The solution? Partners that are able to provide more specific, product-level data to identify the actual DME product being billed – so payers can see clearly what item was provided, how it’s being used, and whether it’s appropriate for the injured worker patient.
This product-level visibility allows payers to move beyond blunt cost controls, such as dollar thresholds, and instead apply more precise criteria – like whether the product is clinically appropriate, medically necessary, or aligned with evidence-based treatment guidelines.
Having a fuller picture of the products enables payers to employ cost containment strategies and ensure more transparent and consistent pricing.

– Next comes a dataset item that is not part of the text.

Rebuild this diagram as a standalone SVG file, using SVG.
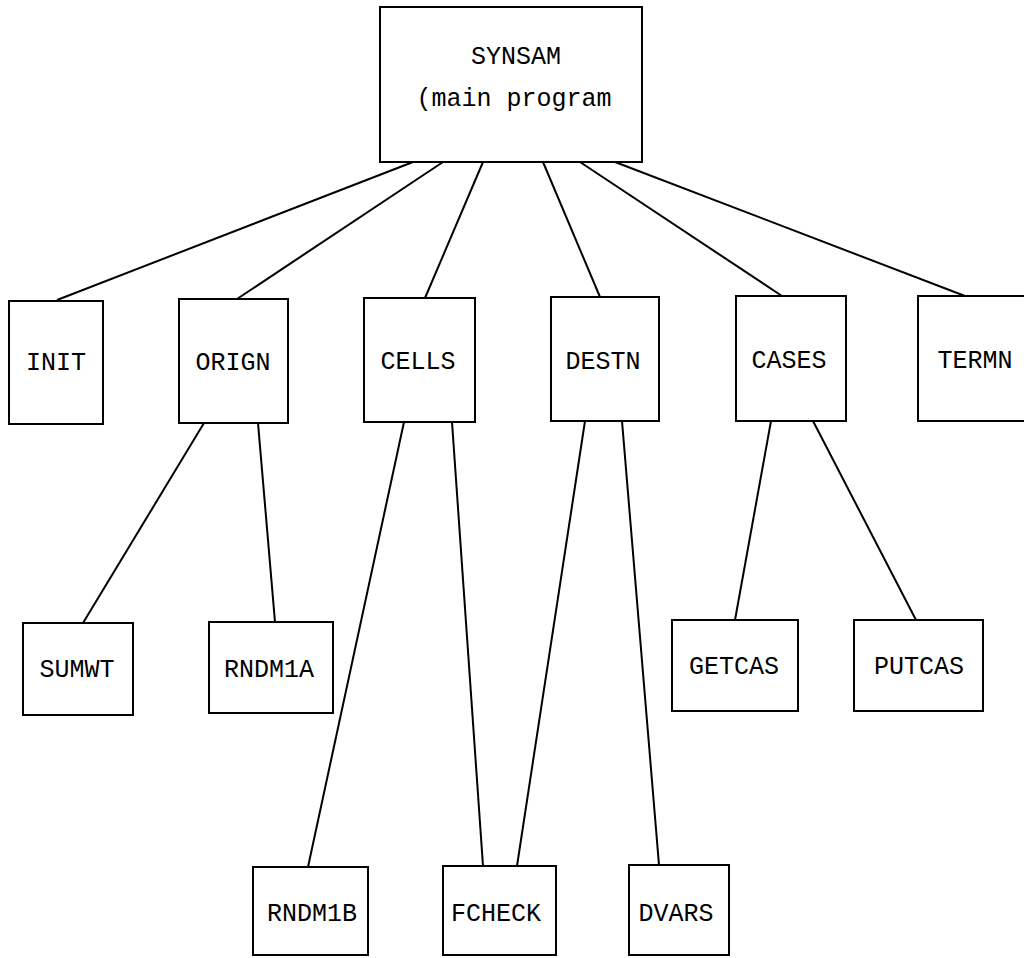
<svg xmlns="http://www.w3.org/2000/svg" width="1024" height="958" viewBox="0 0 1024 958">
<style>
.box{fill:#fff;stroke:#000;stroke-width:2}
.lbl{font-family:"Liberation Mono","Courier New",monospace;font-size:25px;fill:#000;text-anchor:middle}
.con line{stroke:#000;stroke-width:2}
</style>
<rect width="1024" height="958" fill="#fff"/>
<g id="connectors" class="con">
<line x1="413" y1="162" x2="57" y2="300"/>
<line x1="443" y1="162" x2="237" y2="299"/>
<line x1="483" y1="162" x2="425" y2="298"/>
<line x1="543" y1="162" x2="600" y2="297"/>
<line x1="580" y1="162" x2="782" y2="296"/>
<line x1="615" y1="162" x2="965" y2="296"/>
<line x1="204" y1="423" x2="83" y2="623"/>
<line x1="258" y1="423" x2="275" y2="622"/>
<line x1="404" y1="422" x2="308" y2="867"/>
<line x1="452" y1="422" x2="483" y2="866"/>
<line x1="585" y1="421" x2="517" y2="866"/>
<line x1="622" y1="421" x2="659" y2="865"/>
<line x1="771" y1="421" x2="735" y2="620"/>
<line x1="813" y1="421" x2="916" y2="620"/>
</g>
<g id="SYNSAM"><rect class="box" x="380" y="7" width="262" height="155"/><text class="lbl" x="516" y="64">SYNSAM</text><text class="lbl" x="514" y="106">(main program</text></g>
<g id="INIT"><rect class="box" x="9" y="301" width="94" height="123"/><text class="lbl" x="56" y="370">INIT</text></g>
<g id="ORIGN"><rect class="box" x="179" y="299" width="109" height="124"/><text class="lbl" x="233" y="370">ORIGN</text></g>
<g id="CELLS"><rect class="box" x="364" y="298" width="111" height="124"/><text class="lbl" x="418" y="369">CELLS</text></g>
<g id="DESTN"><rect class="box" x="551" y="297" width="108" height="124"/><text class="lbl" x="603" y="369">DESTN</text></g>
<g id="CASES"><rect class="box" x="736" y="296" width="110" height="125"/><text class="lbl" x="789" y="368">CASES</text></g>
<g id="TERMN"><rect class="box" x="918" y="296" width="112" height="125"/><text class="lbl" x="975" y="368">TERMN</text></g>
<g id="SUMWT"><rect class="box" x="23" y="623" width="110" height="92"/><text class="lbl" x="77" y="677">SUMWT</text></g>
<g id="RNDM1A"><rect class="box" x="209" y="622" width="124" height="91"/><text class="lbl" x="269" y="677">RNDM1A</text></g>
<g id="GETCAS"><rect class="box" x="672" y="620" width="126" height="91"/><text class="lbl" x="734" y="674">GETCAS</text></g>
<g id="PUTCAS"><rect class="box" x="854" y="620" width="129" height="91"/><text class="lbl" x="919" y="674">PUTCAS</text></g>
<g id="RNDM1B"><rect class="box" x="253" y="867" width="115" height="88"/><text class="lbl" x="312" y="921">RNDM1B</text></g>
<g id="FCHECK"><rect class="box" x="443" y="866" width="113" height="89"/><text class="lbl" x="496" y="921">FCHECK</text></g>
<g id="DVARS"><rect class="box" x="629" y="865" width="100" height="90"/><text class="lbl" x="676" y="921">DVARS</text></g>
</svg>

These miscellaneous-coded DME devices began showing up in workers’ comp claims about three years ago. They apply red and near-infrared light to diseased or injured tissues and can be used to treat acute musculoskeletal injuries.8 They also have the potential for treating concussions and Traumatic Brain Injury.9 Healthesystems data shows 20 new products in this category hit the market in 2025 – with more likely to come.
However, there is insufficient clinical evidence to suggest that these devices are an effective modality for pain relief, swelling, inflammation, or wounds. A 2025 review of studies concluded that further high-quality trials and standardization of PBM protocols are warranted before widespread clinical adoption.10
Thermal compression is not a new therapy, but more than 50 new products still came to market last year, according to Healthesystems data. These portable units provide hot and cold therapy to treat pain, inflammation, and swelling following an injury or surgical procedure.

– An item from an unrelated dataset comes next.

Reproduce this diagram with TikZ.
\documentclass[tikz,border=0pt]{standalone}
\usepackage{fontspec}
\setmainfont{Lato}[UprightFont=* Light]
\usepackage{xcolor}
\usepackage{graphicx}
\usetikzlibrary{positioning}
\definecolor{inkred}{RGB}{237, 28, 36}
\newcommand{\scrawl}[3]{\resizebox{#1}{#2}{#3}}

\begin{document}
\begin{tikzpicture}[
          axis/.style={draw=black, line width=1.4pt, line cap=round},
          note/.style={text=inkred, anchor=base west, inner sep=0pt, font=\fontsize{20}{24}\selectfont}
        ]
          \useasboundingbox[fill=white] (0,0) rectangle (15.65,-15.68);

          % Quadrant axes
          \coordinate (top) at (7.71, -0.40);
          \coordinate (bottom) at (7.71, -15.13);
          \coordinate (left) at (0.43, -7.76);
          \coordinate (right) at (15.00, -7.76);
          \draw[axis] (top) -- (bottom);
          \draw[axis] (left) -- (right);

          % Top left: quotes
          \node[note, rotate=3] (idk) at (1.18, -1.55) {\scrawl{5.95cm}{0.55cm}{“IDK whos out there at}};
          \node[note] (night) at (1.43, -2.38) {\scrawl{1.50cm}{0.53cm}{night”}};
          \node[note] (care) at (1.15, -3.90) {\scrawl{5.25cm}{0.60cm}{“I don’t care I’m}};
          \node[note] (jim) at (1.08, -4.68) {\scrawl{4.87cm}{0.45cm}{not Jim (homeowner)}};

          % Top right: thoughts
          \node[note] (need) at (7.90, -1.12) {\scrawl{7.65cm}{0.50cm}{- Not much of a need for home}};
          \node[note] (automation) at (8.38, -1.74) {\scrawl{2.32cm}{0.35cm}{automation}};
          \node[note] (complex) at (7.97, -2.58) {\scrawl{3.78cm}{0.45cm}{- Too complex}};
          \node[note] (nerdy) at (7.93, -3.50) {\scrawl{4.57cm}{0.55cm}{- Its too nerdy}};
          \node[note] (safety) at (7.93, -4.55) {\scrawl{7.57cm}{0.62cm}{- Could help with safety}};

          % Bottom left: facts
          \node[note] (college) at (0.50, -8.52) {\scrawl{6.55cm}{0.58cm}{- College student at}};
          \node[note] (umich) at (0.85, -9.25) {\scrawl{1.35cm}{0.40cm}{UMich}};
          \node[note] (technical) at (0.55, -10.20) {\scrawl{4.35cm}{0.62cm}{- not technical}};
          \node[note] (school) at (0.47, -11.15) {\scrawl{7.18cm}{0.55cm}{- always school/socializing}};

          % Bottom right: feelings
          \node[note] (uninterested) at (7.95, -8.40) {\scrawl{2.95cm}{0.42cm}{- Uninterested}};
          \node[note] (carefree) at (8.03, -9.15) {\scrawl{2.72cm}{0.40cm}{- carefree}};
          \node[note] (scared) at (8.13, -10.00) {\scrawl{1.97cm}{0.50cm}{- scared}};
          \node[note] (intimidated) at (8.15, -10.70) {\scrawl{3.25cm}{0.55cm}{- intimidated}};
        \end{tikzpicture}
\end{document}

However, there is no significant clinical evidence showing that thermal compression therapy provides greater results than standard ice packs or reusable gel hot or cold packs11 – making thermal compression a costly alternative to these traditional treatments.

In early 2026, a federal grand jury in Rhode Island indicted the former Chief Executive Officer and Chief Operating Officer of Zynex, Inc., a medical device company, with conspiracy to commit healthcare fraud, securities fraud, and mail fraud. This is a prime example of how bad actors in the medical supply/DME space can defraud government and private healthcare payers and even patients.

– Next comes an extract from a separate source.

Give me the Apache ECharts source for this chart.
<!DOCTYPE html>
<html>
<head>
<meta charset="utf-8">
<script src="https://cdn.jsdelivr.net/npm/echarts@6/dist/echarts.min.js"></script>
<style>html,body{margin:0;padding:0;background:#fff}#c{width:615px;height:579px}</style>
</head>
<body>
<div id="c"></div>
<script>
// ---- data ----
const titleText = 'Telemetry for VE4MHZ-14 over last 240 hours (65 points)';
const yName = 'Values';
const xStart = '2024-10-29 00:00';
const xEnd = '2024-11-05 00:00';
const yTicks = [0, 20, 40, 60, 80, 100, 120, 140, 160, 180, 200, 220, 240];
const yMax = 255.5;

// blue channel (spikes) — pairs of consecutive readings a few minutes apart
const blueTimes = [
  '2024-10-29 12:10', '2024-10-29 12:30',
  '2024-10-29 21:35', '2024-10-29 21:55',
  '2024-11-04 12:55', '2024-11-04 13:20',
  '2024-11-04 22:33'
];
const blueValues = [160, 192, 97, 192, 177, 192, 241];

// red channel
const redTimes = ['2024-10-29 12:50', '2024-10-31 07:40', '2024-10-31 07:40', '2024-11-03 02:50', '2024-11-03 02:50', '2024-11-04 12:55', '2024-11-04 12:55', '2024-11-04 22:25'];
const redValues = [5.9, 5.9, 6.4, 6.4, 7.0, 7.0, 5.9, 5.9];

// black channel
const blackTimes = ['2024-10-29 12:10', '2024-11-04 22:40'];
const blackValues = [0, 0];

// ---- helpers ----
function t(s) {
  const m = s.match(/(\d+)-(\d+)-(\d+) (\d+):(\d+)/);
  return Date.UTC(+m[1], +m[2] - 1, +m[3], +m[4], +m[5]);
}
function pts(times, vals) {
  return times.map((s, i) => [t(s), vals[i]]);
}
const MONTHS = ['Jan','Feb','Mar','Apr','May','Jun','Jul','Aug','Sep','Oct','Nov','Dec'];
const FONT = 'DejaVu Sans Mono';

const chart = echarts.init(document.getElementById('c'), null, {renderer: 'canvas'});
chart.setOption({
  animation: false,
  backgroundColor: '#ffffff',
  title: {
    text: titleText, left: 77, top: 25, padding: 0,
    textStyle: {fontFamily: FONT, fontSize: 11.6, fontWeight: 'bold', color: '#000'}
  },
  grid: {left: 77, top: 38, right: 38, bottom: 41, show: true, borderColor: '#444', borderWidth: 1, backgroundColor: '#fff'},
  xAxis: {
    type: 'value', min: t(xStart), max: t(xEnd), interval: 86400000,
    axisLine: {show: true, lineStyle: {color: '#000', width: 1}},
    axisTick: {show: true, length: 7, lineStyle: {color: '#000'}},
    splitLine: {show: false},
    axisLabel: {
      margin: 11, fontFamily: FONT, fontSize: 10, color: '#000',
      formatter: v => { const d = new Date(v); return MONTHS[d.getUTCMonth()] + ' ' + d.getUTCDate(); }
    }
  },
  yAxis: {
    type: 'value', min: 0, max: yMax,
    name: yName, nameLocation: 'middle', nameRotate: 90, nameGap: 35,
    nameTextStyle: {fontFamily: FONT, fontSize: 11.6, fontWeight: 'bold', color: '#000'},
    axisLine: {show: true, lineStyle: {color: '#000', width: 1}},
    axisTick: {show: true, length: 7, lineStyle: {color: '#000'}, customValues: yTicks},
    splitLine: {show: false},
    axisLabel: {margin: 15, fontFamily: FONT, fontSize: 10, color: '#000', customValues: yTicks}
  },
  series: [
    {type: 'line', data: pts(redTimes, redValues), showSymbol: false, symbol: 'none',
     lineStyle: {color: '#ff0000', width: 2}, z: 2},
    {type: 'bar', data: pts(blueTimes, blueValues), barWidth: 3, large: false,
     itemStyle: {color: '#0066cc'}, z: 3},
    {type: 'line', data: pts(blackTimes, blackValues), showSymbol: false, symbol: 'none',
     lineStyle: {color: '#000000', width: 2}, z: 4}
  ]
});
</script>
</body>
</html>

Zynex submitted millions of dollars in fraudulent billings for medical devices and supplies that were not medically necessary, not covered by insurance, and not agreed to by the patients. They continued sending supplies even when patients told Zynex to stop sending them because they already had too many.12
This is another area where product‑level visibility – not pricing data alone – can make a meaningful difference. Fraudulent, wasteful, or abusive auto‑shipping of supplies is notoriously difficult to identify without detailed insight into what is actually being dispensed. In many cases, individual shipments (such as replacement pads for TENS units) are priced low enough to fall beneath traditional cost‑based thresholds, and fluctuating pricing further obscures recognizable patterns.
Access to product‑level transparency can reveal which supplies are being shipped, how often, and by whom. With that level of detail, potentially wasteful –or even fraudulent – auto‑shipping behaviors become visible and measurable, rather than hidden behind ambiguous or blended codes. This visibility enables payers and their partners to identify problematic vendors, take corrective action, and remove or block bad actors from ancillary supply networks – helping to mitigate ongoing fraud, waste, and abuse risk and prevent future leakage.